Created 10-21-2024 09:34 AM
What does your configuration for the FetchS3 processor look like?
I would say make sure your pointing to the correct region in the FetchS3 processor and make sure your AWSCredentialsService or credentials in the processor are set correctly.
Created 10-21-2024 10:12 AM
Credentials and region are correct as I'm able to fetch the file if they are directly under home directory (20242323) of the bucket. The issue is fetching files that are under folder/subfolders like "month" or "year" in this case.
ListS3 Properties
FetchS3Object Properties
Created 10-21-2024 11:32 AM
For the record
Able to resolve the fetching issue, there was port number missing in the overridden URL.
However, now i get a different error when writing the file to local disk.
PutFile[id=07413ab5-d3d2-1e9a-99b0-c0f57682f17c] Penalizing FlowFile[filename=20242323/year/year.txt] and transferring to failure: org.apache.nifi.processor.exception.FlowFileAccessException: Failed to export StandardFlowFileRecord[uuid=35019b7d-1e33-44db-8432-6a54b2f6586e,claim=StandardContentClaim [resourceClaim=StandardResourceClaim[id=1729535188764-436, container=default, section=436], offset=70, length=16],offset=0,name=20242323/year/year.txt,size=16] to /apps/fex/shared/mina/archive/.20242323/year/year.txt due to java.io.FileNotFoundException: /apps/fex/shared/mina/archive/.20242323/year/year.txt (No such file or directory)
- Caused by: java.io.FileNotFoundException: /apps/fex/shared/mina/archive/.20242323/year/year.txt (No such file or directory)

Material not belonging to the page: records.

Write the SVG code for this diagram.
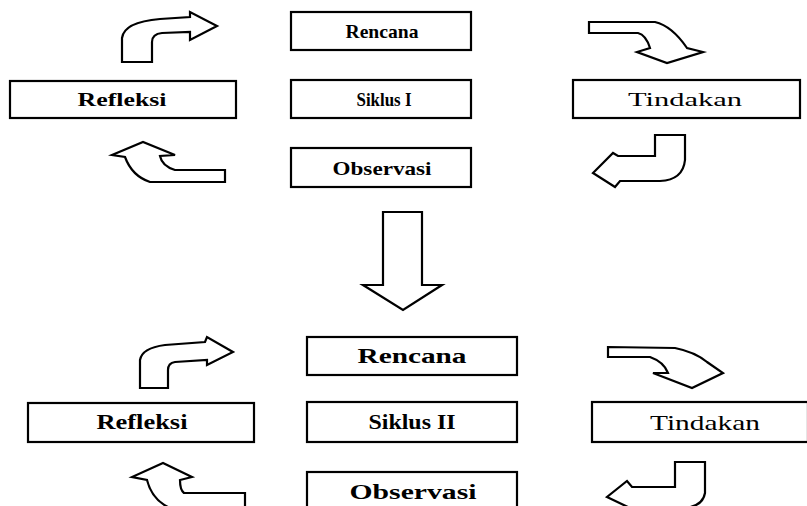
<svg xmlns="http://www.w3.org/2000/svg" width="807" height="506" viewBox="0 0 807 506">
<style>
.box{fill:#fff;stroke:#000;stroke-width:2.2}
.arr{fill:#fff;stroke:#000;stroke-width:2.2;stroke-linejoin:miter}
.t{font-family:"Liberation Serif","Times New Roman",serif;font-weight:bold;text-anchor:middle;fill:#000}
.s{font-size:19px}
.b{font-size:21px}
.n{font-weight:normal}
</style>
<rect width="807" height="506" fill="#fff"/>
<g id="rencana1"><rect class="box" x="291" y="12" width="180" height="38"/><text class="t s" x="382" y="38" textLength="73" lengthAdjust="spacingAndGlyphs">Rencana</text></g>
<g id="siklus1"><rect class="box" x="291" y="80" width="180" height="38"/><text class="t s" x="384" y="106" textLength="55" lengthAdjust="spacingAndGlyphs">Siklus I</text></g>
<g id="observasi1"><rect class="box" x="291" y="148" width="180" height="39"/><text class="t s" x="382" y="175" textLength="99" lengthAdjust="spacingAndGlyphs">Observasi</text></g>
<g id="refleksi1"><rect class="box" x="10" y="81" width="226" height="37"/><text class="t s" x="122" y="106" textLength="89" lengthAdjust="spacingAndGlyphs">Refleksi</text></g>
<g id="tindakan1"><rect class="box" x="573" y="80" width="227" height="38"/><text class="t s n" x="685" y="106" textLength="114" lengthAdjust="spacingAndGlyphs">Tindakan</text></g>
<g id="rencana2"><rect class="box" x="307" y="337" width="210" height="38"/><text class="t b" x="412" y="363" textLength="109" lengthAdjust="spacingAndGlyphs">Rencana</text></g>
<g id="siklus2"><rect class="box" x="307" y="402" width="210" height="40"/><text class="t b" x="412" y="429" textLength="87" lengthAdjust="spacingAndGlyphs">Siklus II</text></g>
<g id="observasi2"><rect class="box" x="307" y="472" width="210" height="40"/><text class="t b" x="413" y="499" textLength="127" lengthAdjust="spacingAndGlyphs">Observasi</text></g>
<g id="refleksi2"><rect class="box" x="28" y="403" width="226" height="39"/><text class="t b" x="142" y="429" textLength="91" lengthAdjust="spacingAndGlyphs">Refleksi</text></g>
<g id="tindakan2"><rect class="box" x="592" y="402" width="216" height="40"/><text class="t b n" x="705" y="430" textLength="110" lengthAdjust="spacingAndGlyphs">Tindakan</text></g>
<g id="connectors">
<path class="arr" d="M122,62 L122,38 Q124,22 160,19 L190,17 L190,12 L217,26 L190,40 L190,32 L162,33 Q152,34 152,42 L152,62 Z"/>
<path class="arr" d="M175,155 L143,142 L112,155 L125,157 Q132,176 150,182 L225,182 L225,170 L175,170 Q162,166 160,156 Z"/>
<path class="arr" d="M589,22 L655,22 Q672,26 687,48 L703,52 L667,63 L637,52 L650,48 Q646,35 638,33 L589,33 Z"/>
<path class="arr" d="M655,135 L685,135 L685,160 Q683,180 660,181 L620,181 L615,187 L593,173 L613,153 L618,156 L655,156 Z"/>
<path class="arr" d="M383,212 L422,212 L422,285 L442,285 L403,310 L363,285 L383,285 Z"/>
<path class="arr" d="M140,388 L140,360 Q142,348 165,345 L205,342 L207,337 L233,352 L207,365 L207,360 L175,362 Q168,363 168,370 L168,388 Z"/>
<path class="arr" d="M192,477 L163,463 L132,477 L147,480 Q152,500 170,508 L245,508 L245,493 L184,493 Q180,490 180,480 Z"/>
<path class="arr" d="M608,347 L675,348 Q695,352 707,362 L723,373 L692,388 L653,373 L668,373 Q664,362 650,357 L608,357 Z"/>
<path class="arr" d="M675,462 L705,462 L705,493 Q703,506 685,508 L630,508 L607,497 L627,481 L632,487 L675,487 Z"/>
</g>
</svg>
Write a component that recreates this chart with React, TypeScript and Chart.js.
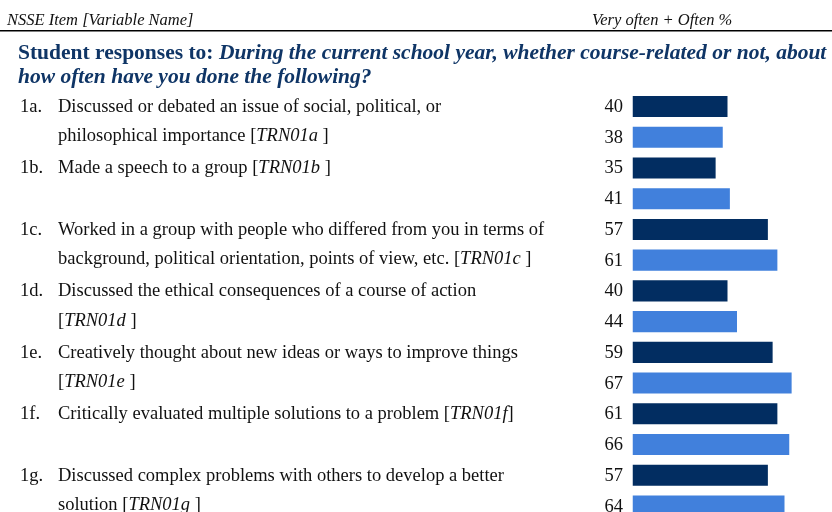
import React, { useEffect, useRef } from "react";
import { Chart, registerables } from "chart.js";

Chart.register(...registerables);

const headerLeft = "NSSE Item [Variable Name]";
const headerRight = "Very often + Often %";
const titleLead = "Student responses to: ";
const titleLines = [
  "During the current school year, whether course-related or not, about",
  "how often have you done the following?",
];

const itemCodes = ["1a.", "1b.", "1c.", "1d.", "1e.", "1f.", "1g."];
const itemLines: string[][] = [
  ["Discussed or debated an issue of social, political, or", "philosophical importance"],
  ["Made a speech to a group"],
  ["Worked in a group with people who differed from you in terms of", "background, political orientation, points of view, etc."],
  ["Discussed the ethical consequences of a course of action", ""],
  ["Creatively thought about new ideas or ways to improve things", ""],
  ["Critically evaluated multiple solutions to a problem"],
  ["Discussed complex problems with others to develop a better", "solution"],
];
const variableNames = ["TRN01a", "TRN01b", "TRN01c", "TRN01d", "TRN01e", "TRN01f", "TRN01g"];
const variableClose = [" ]", " ]", " ]", " ]", " ]", "]", " ]"];

const seriesDark = [40, 35, 57, 40, 59, 61, 57];
const seriesLight = [38, 41, 61, 44, 67, 66, 64];

const DARK = "#022d61";
const LIGHT = "#4180dc";
const NAVY = "#0f3566";
const SERIF = '"Liberation Serif", "Times New Roman", serif';

const rowLabels: string[] = [];
const darkRows: (number | null)[] = [];
const lightRows: (number | null)[] = [];
itemCodes.forEach((c, i) => {
  rowLabels.push(c + " a", c + " b");
  darkRows.push(seriesDark[i], null);
  lightRows.push(null, seriesLight[i]);
});

const textPlugin = {
  id: "textPlugin",
  afterDraw(chart: any) {
    const ctx: CanvasRenderingContext2D = chart.ctx;
    const y = chart.scales.y;
    ctx.save();
    // header
    ctx.fillStyle = "#111";
    ctx.textBaseline = "alphabetic";
    ctx.textAlign = "left";
    ctx.font = `italic 16.5px ${SERIF}`;
    ctx.fillText(headerLeft, 7, 24.5);
    ctx.fillText(headerRight, 592, 24.5);
    ctx.strokeStyle = "#000";
    ctx.lineWidth = 1.6;
    ctx.beginPath();
    ctx.moveTo(0, 30.8);
    ctx.lineTo(832, 30.8);
    ctx.stroke();

    // title
    ctx.fillStyle = NAVY;
    ctx.font = `bold 21.5px ${SERIF}`;
    ctx.fillText(titleLead, 18, 59);
    const leadW = ctx.measureText(titleLead).width;
    ctx.font = `italic bold 21.5px ${SERIF}`;
    ctx.fillText(titleLines[0], 18 + leadW, 59);
    ctx.fillText(titleLines[1], 18, 83);

    // items
    const size = 18.5;
    itemCodes.forEach((code, i) => {
      const y1 = y.getPixelForValue(2 * i);
      const y2 = y.getPixelForValue(2 * i + 1);
      ctx.fillStyle = "#111";
      ctx.font = `${size}px ${SERIF}`;
      ctx.fillText(code, 20, y1 + 5.5);
      const lines = itemLines[i];
      lines.forEach((ln, k) => {
        const by = k === 0 ? y1 + 5.5 : y2 + 4;
        let x = 58;
        ctx.font = `${size}px ${SERIF}`;
        if (k < lines.length - 1) {
          ctx.fillText(ln, x, by);
          return;
        }
        const pre = (ln ? ln + " " : "") + "[";
        ctx.fillText(pre, x, by);
        x += ctx.measureText(pre).width;
        ctx.font = `italic ${size}px ${SERIF}`;
        ctx.fillText(variableNames[i], x, by);
        x += ctx.measureText(variableNames[i]).width;
        ctx.font = `${size}px ${SERIF}`;
        ctx.fillText(variableClose[i], x, by);
      });
      // values
      ctx.textAlign = "right";
      ctx.fillText(String(seriesDark[i]), 623, y1 + 5.5);
      ctx.fillText(String(seriesLight[i]), 623, y2 + 5.5);
      ctx.textAlign = "left";
    });
    ctx.restore();
  },
};

export default function App() {
  const ref = useRef<HTMLCanvasElement | null>(null);
  useEffect(() => {
    if (!ref.current) return;
    const chart = new Chart(ref.current, {
      type: "bar",
      data: {
        labels: rowLabels,
        datasets: [
          { label: "Dark", data: darkRows, backgroundColor: DARK, grouped: false, barPercentage: 0.685, categoryPercentage: 1 } as any,
          { label: "Light", data: lightRows, backgroundColor: LIGHT, grouped: false, barPercentage: 0.685, categoryPercentage: 1 } as any,
        ],
      },
      options: {
        indexAxis: "y",
        animation: false,
        responsive: false,
        devicePixelRatio: 1,
        layout: { padding: { left: 632.5, right: 0, top: 91.1, bottom: 540 - 521.4 } },
        plugins: { legend: { display: false }, tooltip: { enabled: false } },
        scales: {
          x: { display: false, min: 0, max: 84 },
          y: { display: false },
        },
      },
      plugins: [textPlugin],
    });
    return () => chart.destroy();
  }, []);
  return (
    <div style={{ position: "fixed", left: 0, top: 0, width: 832, height: 512, overflow: "hidden", background: "#fff" }}>
      <canvas ref={ref} width={832} height={540} style={{ width: 832, height: 540, display: "block" }} />
    </div>
  );
}
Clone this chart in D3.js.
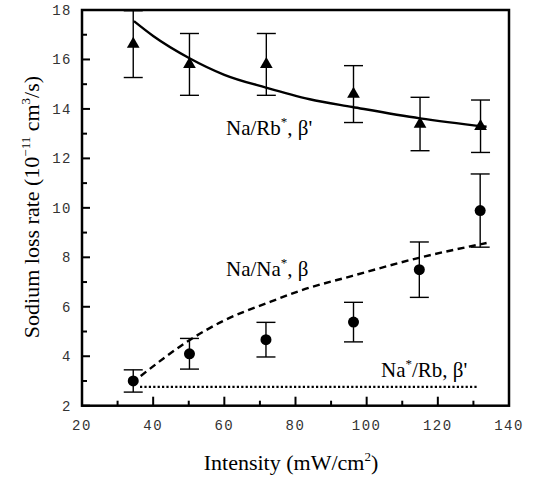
<!DOCTYPE html>
<html><head><meta charset="utf-8">
<script src="https://cdn.jsdelivr.net/npm/d3@7"></script>
<style>body{margin:0;background:#fff}svg{display:block}</style>
</head><body>
<script>
// ---- data ----
const rbIntensity = [34.4, 50.2, 71.8, 96.3, 115.0, 132.0];
const rbRate      = [16.62, 15.8, 15.8, 14.6, 13.39, 13.3];
const rbErr       = [1.35, 1.25, 1.25, 1.15, 1.08, 1.06];

const naIntensity = [34.4, 50.2, 71.7, 96.3, 114.8, 131.9];
const naRate      = [3.0, 4.1, 4.67, 5.38, 7.5, 9.89];
const naErr       = [0.45, 0.62, 0.70, 0.80, 1.12, 1.48];

const fitRbX = [34.6, 40, 50.2, 60, 71.7, 84, 96, 115, 133.7];
const fitRbY = [17.55, 16.95, 16.05, 15.38, 14.86, 14.39, 14.08, 13.62, 13.28];

const fitNaX = [36.5, 50.2, 60, 72, 81.3, 96, 114.7, 133.7];
const fitNaY = [3.2, 4.65, 5.45, 6.15, 6.65, 7.25, 7.98, 8.58];

const fitNaStarX = [36.3, 131.4];
const fitNaStarY = [2.76, 2.76];

const xTicks = [20, 40, 60, 80, 100, 120, 140];
const xMinor = [30, 50, 70, 90, 110, 130];
const yTicks = [2, 4, 6, 8, 10, 12, 14, 16, 18];
const yMinor = [3, 5, 7, 9, 11, 13, 15, 17];

// ---- layout ----
const W = 539, H = 481;
const m = {left: 82, top: 10, right: 509, bottom: 405.7};
const svg = d3.select("body").append("svg").attr("width", W).attr("height", H);
const x = d3.scaleLinear().domain([20, 140]).range([m.left, m.right]);
const y = d3.scaleLinear().domain([2, 18]).range([m.bottom, m.top]);

// ticks (inward)
const g = svg.append("g");
g.selectAll(".xt").data(xTicks).join("line")
  .attr("x1", d => x(d)).attr("x2", d => x(d)).attr("y1", m.bottom).attr("y2", m.bottom - 9)
  .attr("stroke", "#000").attr("stroke-width", 2);
g.selectAll(".xm").data(xMinor).join("line")
  .attr("x1", d => x(d)).attr("x2", d => x(d)).attr("y1", m.bottom).attr("y2", m.bottom - 5)
  .attr("stroke", "#000").attr("stroke-width", 2);
g.selectAll(".yt").data(yTicks).join("line")
  .attr("x1", m.left).attr("x2", m.left + 8).attr("y1", d => y(d)).attr("y2", d => y(d))
  .attr("stroke", "#000").attr("stroke-width", 2);
g.selectAll(".ym").data(yMinor).join("line")
  .attr("x1", m.left).attr("x2", m.left + 5).attr("y1", d => y(d)).attr("y2", d => y(d))
  .attr("stroke", "#000").attr("stroke-width", 2);

// frame
svg.append("rect").attr("x", m.left).attr("y", m.top)
  .attr("width", m.right - m.left).attr("height", m.bottom - m.top)
  .attr("fill", "none").attr("stroke", "#000").attr("stroke-width", 2.5);

// tick labels
const tf = "'Liberation Mono', 'DejaVu Sans Mono', monospace";
svg.selectAll(".xl").data(xTicks).join("text")
  .attr("x", d => x(d)).attr("y", 430).attr("text-anchor", "middle")
  .attr("font-family", tf).attr("font-size", 14).attr("letter-spacing", 1.5).attr("fill", "#333")
  .text(d => d);
svg.selectAll(".yl").data(yTicks).join("text")
  .attr("x", 72).attr("y", d => y(d) + 5).attr("text-anchor", "end")
  .attr("font-family", tf).attr("font-size", 14).attr("letter-spacing", 1.5).attr("fill", "#333")
  .text(d => d);

// axis titles
const sf = "'Liberation Serif', 'Times New Roman', serif";
const xt = svg.append("text").attr("x", 291).attr("y", 470).attr("text-anchor", "middle")
  .attr("font-family", sf).attr("font-size", 22).attr("fill", "#000");
xt.append("tspan").text("Intensity (mW/cm");
xt.append("tspan").attr("font-size", 13).attr("dy", -9).text("2");
xt.append("tspan").attr("dy", 9).text(")");

const yt = svg.append("text").attr("transform", "translate(39,207) rotate(-90)")
  .attr("text-anchor", "middle").attr("font-family", sf).attr("font-size", 22).attr("fill", "#000");
yt.append("tspan").text("Sodium loss rate (10");
yt.append("tspan").attr("font-size", 13).attr("dy", -9).text("\u221211");
yt.append("tspan").attr("dy", 9).text(" cm");
yt.append("tspan").attr("font-size", 13).attr("dy", -9).text("3");
yt.append("tspan").attr("dy", 9).text("/s)");

// fit curves
const line = d3.line().x(d => x(d[0])).y(d => y(d[1])).curve(d3.curveMonotoneX);
svg.append("path").datum(d3.zip(fitRbX, fitRbY)).attr("d", line)
  .attr("fill", "none").attr("stroke", "#000").attr("stroke-width", 2.4);
svg.append("path").datum(d3.zip(fitNaX, fitNaY)).attr("d", line)
  .attr("fill", "none").attr("stroke", "#000").attr("stroke-width", 2.4).attr("stroke-dasharray", "7,4.5");
svg.append("path").datum(d3.zip(fitNaStarX, fitNaStarY)).attr("d", line)
  .attr("fill", "none").attr("stroke", "#000").attr("stroke-width", 2.2).attr("stroke-dasharray", "2.2,2.2");

// error bars
function errBars(xs, ys, es) {
  const d = d3.zip(xs, ys, es);
  const gg = svg.append("g").attr("stroke", "#000").attr("stroke-width", 1.4);
  gg.selectAll(".v").data(d).join("line")
    .attr("x1", d => x(d[0])).attr("x2", d => x(d[0]))
    .attr("y1", d => y(d[1] + d[2])).attr("y2", d => y(d[1] - d[2]));
  gg.selectAll(".t").data(d).join("line")
    .attr("x1", d => x(d[0]) - 9.5).attr("x2", d => x(d[0]) + 9.5)
    .attr("y1", d => y(d[1] + d[2])).attr("y2", d => y(d[1] + d[2]));
  gg.selectAll(".b").data(d).join("line")
    .attr("x1", d => x(d[0]) - 9.5).attr("x2", d => x(d[0]) + 9.5)
    .attr("y1", d => y(d[1] - d[2])).attr("y2", d => y(d[1] - d[2]));
}
errBars(rbIntensity, rbRate, rbErr);
errBars(naIntensity, naRate, naErr);

// markers
const tri = d3.symbol().type(d3.symbolTriangle).size(70);
svg.selectAll(".tri").data(d3.zip(rbIntensity, rbRate)).join("path")
  .attr("d", tri).attr("transform", d => `translate(${x(d[0])},${y(d[1])})`).attr("fill", "#000");
svg.selectAll(".cir").data(d3.zip(naIntensity, naRate)).join("circle")
  .attr("cx", d => x(d[0])).attr("cy", d => y(d[1])).attr("r", 5.5).attr("fill", "#000");

// curve labels
function label(px, py, parts) {
  const t = svg.append("text").attr("x", px).attr("y", py)
    .attr("font-family", sf).attr("font-size", 21).attr("fill", "#000");
  parts.forEach(p => {
    if (p.sup) t.append("tspan").attr("font-size", 13).attr("dy", -9).text(p.s);
    else t.append("tspan").attr("dy", p.after ? 9 : 0).text(p.s);
  });
}
label(226, 135, [{s: "Na/Rb"}, {s: "*", sup: true}, {s: ", \u03B2'", after: true}]);
label(226, 276, [{s: "Na/Na"}, {s: "*", sup: true}, {s: ", \u03B2", after: true}]);
label(381, 377, [{s: "Na"}, {s: "*", sup: true}, {s: "/Rb, \u03B2'", after: true}]);
</script>
</body></html>
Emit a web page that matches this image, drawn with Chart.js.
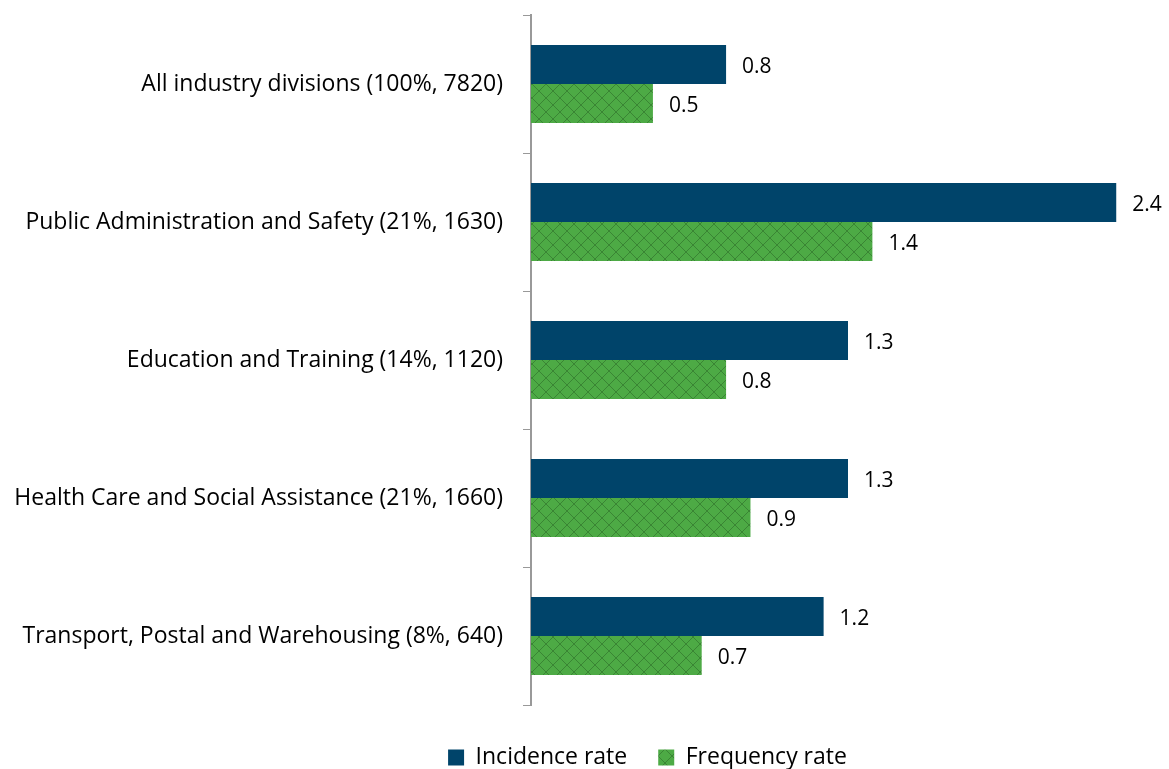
<!DOCTYPE html>
<html>
<head>
<meta charset="utf-8">
<script src="https://cdn.jsdelivr.net/npm/chart.js@4"></script>
<style>
  html, body { margin: 0; padding: 0; background: #fff; }
  #wrap { width: 1169px; height: 769px; }
</style>
</head>
<body>
<div id="wrap"><canvas id="myChart" width="1169" height="769"></canvas></div>
<script>
// data
const categories = [
  'All industry divisions (100%, 7820)',
  'Public Administration and Safety (21%, 1630)',
  'Education and Training (14%, 1120)',
  'Health Care and Social Assistance (21%, 1660)',
  'Transport, Postal and Warehousing (8%, 640)'
]
const incidenceRate = [0.8, 2.4, 1.3, 1.3, 1.2]
const frequencyRate = [0.5, 1.4, 0.8, 0.9, 0.7]

const FONT = '"Open Sans", sans-serif'

// green crosshatch fill
function hatch() {
  let s = 14
  let c = document.createElement('canvas')
  c.width = s; c.height = s
  let g = c.getContext('2d')
  g.fillStyle = '#4DAA45'
  g.fillRect(0, 0, s, s)
  g.strokeStyle = '#3A8534'
  g.lineWidth = 1
  g.beginPath()
  g.moveTo(0, 0); g.lineTo(s, s)
  g.moveTo(s, 0); g.lineTo(0, s)
  g.stroke()
  return g.createPattern(c, 'repeat')
}

// value labels to the right of each bar
const valueLabels = {
  id: 'valueLabels',
  afterDatasetsDraw(chart) {
    let ctx = chart.ctx
    ctx.save()
    ctx.font = '21px ' + FONT
    ctx.fillStyle = '#000'
    ctx.textBaseline = 'middle'
    chart.data.datasets.forEach((ds, i) => {
      chart.getDatasetMeta(i).data.forEach((bar, j) => {
        ctx.fillText(ds.data[j].toFixed(1), bar.x + 16, bar.y + 3)
      })
    })
    ctx.restore()
  }
}

// move the legend lower and to the right, like the original
const legendShift = {
  id: 'legendShift',
  afterUpdate(chart) {
    let lg = chart.legend
    lg.top += 10
    lg.bottom += 10
    lg.left += 65
    lg.right += 65
  }
}

let ctx = document.getElementById('myChart').getContext('2d')
let myChart = new Chart(ctx, {
  type: 'bar',
  data: {
    labels: categories,
    datasets: [{
      label: 'Incidence rate',
      backgroundColor: '#00446A',
      data: incidenceRate
    }, {
      label: 'Frequency rate',
      backgroundColor: hatch(),
      data: frequencyRate
    }]
  },
  options: {
    indexAxis: 'y',
    responsive: false,
    animation: false,
    layout: { padding: { top: 0, right: 4, left: 0, bottom: 0 } },
    datasets: { bar: { barPercentage: 1, categoryPercentage: 0.565 } },
    scales: {
      x: { display: false, min: 0, max: 2.6 },
      y: {
        afterFit(axis) {
          axis.width = 531
          axis.paddingTop = 15
          axis.paddingBottom = 0
        },
        grid: { drawOnChartArea: false, tickLength: 8, color: '#999', offset: true },
        border: { color: '#999', width: 2 },
        ticks: { color: '#000', font: { family: FONT, size: 23 }, padding: 20 }
      }
    },
    plugins: {
      legend: {
        position: 'bottom',
        labels: { color: '#000', font: { family: FONT, size: 23 }, boxWidth: 16, boxHeight: 16, padding: 31 }
      },
      tooltip: { enabled: false }
    }
  },
  plugins: [valueLabels, legendShift]
})
</script>
</body>
</html>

Created 10-21-2024 12:42 PM
@nifier
Your putFile issue is unrelated to original query in this community question. It is better if you start a new community questioon for unrelated queries as solutions can become confusing to others who may use the thread in the future.
That being said, this exception is cause because your NiFi FlowFile has a filename that contains a directory structure:
20242323/year/year.txt
This is not a valid filename to use with putFile processor. I am not sure where in your dataflow before putFile that the filename FlowFile Attribute is being modified in such a way. You might be able to address this issue there (preferred).
You could use an update Attribute processor to extract the directory structure from the filename before putFile processor also.
if you want to maintain the append the extracted path from the filename to "Directory" configured in the putFile processor if you want to create that directory structure.
Please help our community thrive. If you found any of the suggestions/solutions provided helped you with solving your issue or answering your question, please take a moment to login and click "Accept as Solution" on one or more of them that helped.
Thank you,
Matt
Created 10-22-2024 10:16 AM
Hi Matt,
Closing this query as it's not related to S3 issue.
Thanks for your response.
Created 10-22-2024 10:40 AM
Thanks Matt,
Was able to resolve the issue with your putFile solution.